** start of Record excerpts **

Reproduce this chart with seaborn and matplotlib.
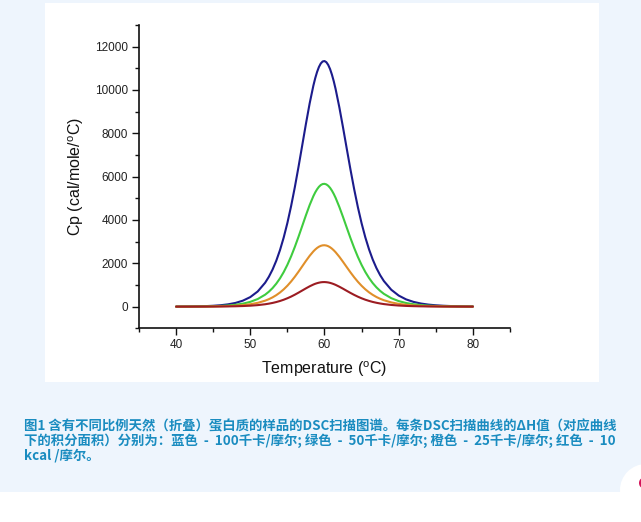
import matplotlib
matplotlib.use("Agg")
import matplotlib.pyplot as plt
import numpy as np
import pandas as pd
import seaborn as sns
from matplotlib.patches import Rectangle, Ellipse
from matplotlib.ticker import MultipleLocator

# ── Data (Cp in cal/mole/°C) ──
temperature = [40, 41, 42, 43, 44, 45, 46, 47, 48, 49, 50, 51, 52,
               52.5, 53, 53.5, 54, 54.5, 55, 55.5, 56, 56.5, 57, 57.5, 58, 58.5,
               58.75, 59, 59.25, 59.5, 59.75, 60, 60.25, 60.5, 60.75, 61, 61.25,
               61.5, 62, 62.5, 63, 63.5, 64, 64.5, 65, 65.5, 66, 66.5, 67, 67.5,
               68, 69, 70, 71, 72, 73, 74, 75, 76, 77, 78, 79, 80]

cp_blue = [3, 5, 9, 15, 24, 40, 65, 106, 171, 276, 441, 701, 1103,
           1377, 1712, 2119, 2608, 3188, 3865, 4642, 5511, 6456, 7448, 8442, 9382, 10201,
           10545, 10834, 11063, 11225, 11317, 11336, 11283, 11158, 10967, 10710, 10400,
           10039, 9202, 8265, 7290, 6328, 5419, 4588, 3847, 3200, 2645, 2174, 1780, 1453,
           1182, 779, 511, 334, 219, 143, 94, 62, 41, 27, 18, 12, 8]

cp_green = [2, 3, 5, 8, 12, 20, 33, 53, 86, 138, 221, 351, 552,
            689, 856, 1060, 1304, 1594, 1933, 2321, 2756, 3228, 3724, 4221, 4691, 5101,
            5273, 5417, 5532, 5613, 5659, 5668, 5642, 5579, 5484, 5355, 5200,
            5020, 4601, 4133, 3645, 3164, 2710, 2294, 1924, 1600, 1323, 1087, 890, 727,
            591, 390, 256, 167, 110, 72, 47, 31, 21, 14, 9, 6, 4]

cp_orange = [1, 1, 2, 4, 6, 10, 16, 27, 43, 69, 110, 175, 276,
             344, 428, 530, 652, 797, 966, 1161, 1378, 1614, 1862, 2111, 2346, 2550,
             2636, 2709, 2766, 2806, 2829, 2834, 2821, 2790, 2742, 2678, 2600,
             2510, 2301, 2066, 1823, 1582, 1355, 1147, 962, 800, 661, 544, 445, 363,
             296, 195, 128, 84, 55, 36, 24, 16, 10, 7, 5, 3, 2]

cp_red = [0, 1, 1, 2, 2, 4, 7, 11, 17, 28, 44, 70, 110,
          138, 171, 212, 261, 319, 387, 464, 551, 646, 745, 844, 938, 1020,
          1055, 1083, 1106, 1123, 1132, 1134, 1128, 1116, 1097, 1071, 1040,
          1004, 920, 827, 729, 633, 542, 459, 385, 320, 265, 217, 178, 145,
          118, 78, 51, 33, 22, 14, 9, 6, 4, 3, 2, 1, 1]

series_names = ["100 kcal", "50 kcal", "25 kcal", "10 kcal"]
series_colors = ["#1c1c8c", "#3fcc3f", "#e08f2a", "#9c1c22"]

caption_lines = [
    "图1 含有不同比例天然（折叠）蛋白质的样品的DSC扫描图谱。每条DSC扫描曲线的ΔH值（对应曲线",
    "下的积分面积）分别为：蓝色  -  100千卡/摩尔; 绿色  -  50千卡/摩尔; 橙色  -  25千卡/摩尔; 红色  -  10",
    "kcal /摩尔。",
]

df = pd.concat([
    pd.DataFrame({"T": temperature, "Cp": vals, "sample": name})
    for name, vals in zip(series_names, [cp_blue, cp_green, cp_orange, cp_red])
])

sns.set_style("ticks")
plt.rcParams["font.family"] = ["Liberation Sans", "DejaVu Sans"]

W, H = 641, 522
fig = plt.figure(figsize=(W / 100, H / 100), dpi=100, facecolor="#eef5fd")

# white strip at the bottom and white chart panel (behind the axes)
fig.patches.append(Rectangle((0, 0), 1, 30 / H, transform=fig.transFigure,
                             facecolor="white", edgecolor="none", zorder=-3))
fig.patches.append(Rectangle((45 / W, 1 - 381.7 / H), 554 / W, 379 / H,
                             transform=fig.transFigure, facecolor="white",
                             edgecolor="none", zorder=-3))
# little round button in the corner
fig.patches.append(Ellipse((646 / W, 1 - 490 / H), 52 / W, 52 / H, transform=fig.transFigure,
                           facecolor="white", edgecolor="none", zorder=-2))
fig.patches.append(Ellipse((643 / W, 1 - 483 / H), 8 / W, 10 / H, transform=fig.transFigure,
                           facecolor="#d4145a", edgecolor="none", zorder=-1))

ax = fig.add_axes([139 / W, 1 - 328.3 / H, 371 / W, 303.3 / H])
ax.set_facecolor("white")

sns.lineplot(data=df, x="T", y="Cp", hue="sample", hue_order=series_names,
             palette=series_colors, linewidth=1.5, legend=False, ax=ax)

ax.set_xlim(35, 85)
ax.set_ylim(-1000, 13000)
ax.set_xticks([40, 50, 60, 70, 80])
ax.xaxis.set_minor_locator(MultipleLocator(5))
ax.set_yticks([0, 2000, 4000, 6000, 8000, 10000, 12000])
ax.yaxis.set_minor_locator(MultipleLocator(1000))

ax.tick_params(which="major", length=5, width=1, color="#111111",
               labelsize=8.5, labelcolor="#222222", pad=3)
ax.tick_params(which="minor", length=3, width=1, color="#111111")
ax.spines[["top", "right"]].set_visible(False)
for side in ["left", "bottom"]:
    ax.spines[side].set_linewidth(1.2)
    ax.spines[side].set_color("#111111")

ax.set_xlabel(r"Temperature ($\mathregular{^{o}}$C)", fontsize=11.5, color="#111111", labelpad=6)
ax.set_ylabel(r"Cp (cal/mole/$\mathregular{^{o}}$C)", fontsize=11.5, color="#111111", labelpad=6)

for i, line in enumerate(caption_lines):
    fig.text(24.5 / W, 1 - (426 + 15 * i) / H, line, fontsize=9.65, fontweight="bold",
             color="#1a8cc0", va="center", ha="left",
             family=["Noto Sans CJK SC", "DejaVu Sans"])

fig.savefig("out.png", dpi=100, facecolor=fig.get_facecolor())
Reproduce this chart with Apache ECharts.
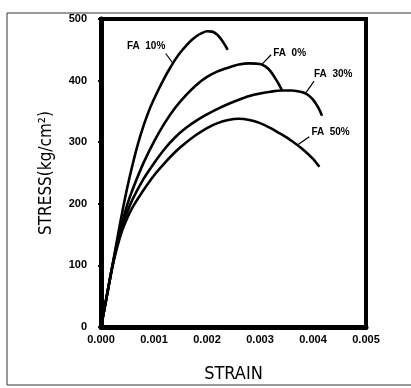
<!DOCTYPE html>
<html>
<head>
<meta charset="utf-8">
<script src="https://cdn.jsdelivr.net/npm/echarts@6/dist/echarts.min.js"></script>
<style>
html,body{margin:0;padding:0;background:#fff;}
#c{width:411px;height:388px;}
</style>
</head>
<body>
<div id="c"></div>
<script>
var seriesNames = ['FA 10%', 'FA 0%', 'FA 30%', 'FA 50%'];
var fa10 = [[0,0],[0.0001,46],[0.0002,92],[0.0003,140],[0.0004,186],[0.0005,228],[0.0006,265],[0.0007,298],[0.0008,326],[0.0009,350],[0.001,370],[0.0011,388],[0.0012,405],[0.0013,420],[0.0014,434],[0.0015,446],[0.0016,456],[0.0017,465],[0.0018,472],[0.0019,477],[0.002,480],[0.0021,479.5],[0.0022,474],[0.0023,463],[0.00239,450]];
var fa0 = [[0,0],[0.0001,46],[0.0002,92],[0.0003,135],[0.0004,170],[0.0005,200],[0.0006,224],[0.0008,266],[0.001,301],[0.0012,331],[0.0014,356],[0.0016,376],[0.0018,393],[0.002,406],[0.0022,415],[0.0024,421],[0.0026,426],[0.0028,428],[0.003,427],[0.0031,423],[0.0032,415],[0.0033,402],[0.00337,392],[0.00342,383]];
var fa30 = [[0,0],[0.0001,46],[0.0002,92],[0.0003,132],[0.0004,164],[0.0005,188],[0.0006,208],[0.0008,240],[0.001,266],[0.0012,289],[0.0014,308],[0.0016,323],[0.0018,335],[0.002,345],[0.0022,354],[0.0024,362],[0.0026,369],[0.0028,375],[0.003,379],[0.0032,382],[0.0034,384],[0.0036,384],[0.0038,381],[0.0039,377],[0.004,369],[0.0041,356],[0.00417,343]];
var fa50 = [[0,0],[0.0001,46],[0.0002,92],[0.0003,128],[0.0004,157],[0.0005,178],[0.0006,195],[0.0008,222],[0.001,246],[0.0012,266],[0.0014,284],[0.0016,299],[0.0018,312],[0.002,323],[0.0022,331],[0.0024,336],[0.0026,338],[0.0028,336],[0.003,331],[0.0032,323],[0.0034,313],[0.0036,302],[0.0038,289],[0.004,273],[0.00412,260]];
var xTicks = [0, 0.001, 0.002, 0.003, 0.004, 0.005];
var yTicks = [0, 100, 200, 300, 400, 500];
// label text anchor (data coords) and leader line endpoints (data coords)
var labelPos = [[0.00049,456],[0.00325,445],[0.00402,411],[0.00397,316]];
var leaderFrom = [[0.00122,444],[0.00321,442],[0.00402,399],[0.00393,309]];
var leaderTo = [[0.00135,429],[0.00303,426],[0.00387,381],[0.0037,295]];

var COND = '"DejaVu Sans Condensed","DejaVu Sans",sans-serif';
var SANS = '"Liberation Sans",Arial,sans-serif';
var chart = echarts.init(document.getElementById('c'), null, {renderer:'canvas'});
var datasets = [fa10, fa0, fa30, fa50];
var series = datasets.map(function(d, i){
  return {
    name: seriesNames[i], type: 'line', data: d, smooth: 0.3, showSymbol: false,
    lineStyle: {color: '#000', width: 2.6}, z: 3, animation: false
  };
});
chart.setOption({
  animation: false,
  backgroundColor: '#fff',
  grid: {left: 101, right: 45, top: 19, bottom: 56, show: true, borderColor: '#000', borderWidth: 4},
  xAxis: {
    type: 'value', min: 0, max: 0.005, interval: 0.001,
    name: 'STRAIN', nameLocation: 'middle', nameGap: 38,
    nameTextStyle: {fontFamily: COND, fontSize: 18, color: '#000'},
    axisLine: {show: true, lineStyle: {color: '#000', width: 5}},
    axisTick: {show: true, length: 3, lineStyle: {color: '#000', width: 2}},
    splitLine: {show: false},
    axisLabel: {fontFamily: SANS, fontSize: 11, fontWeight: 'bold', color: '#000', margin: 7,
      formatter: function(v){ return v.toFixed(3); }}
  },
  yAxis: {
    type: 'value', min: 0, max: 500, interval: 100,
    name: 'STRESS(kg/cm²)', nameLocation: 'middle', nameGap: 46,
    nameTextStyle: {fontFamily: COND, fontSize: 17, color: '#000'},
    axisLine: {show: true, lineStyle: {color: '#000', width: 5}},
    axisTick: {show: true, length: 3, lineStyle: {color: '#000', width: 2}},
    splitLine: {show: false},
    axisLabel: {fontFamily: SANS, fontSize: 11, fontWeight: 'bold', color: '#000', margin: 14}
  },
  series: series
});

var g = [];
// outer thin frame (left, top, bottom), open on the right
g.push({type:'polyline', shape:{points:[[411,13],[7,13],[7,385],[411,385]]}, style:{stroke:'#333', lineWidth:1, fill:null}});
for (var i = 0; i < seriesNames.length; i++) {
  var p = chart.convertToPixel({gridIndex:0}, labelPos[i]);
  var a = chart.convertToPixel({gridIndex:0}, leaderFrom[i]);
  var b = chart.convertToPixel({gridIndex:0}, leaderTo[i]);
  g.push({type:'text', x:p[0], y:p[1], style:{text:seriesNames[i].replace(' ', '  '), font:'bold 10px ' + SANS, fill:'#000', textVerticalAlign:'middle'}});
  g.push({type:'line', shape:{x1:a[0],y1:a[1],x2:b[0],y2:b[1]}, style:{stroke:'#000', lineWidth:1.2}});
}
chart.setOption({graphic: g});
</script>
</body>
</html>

** end of Record excerpts **

In the records above, collect each line with "matplotlib".

== Full response ==
Reproduce this chart with seaborn and matplotlib.
import matplotlib
matplotlib.use("Agg")
import matplotlib.pyplot as plt
from matplotlib.patches import Rectangle, Ellipse
from matplotlib.ticker import MultipleLocator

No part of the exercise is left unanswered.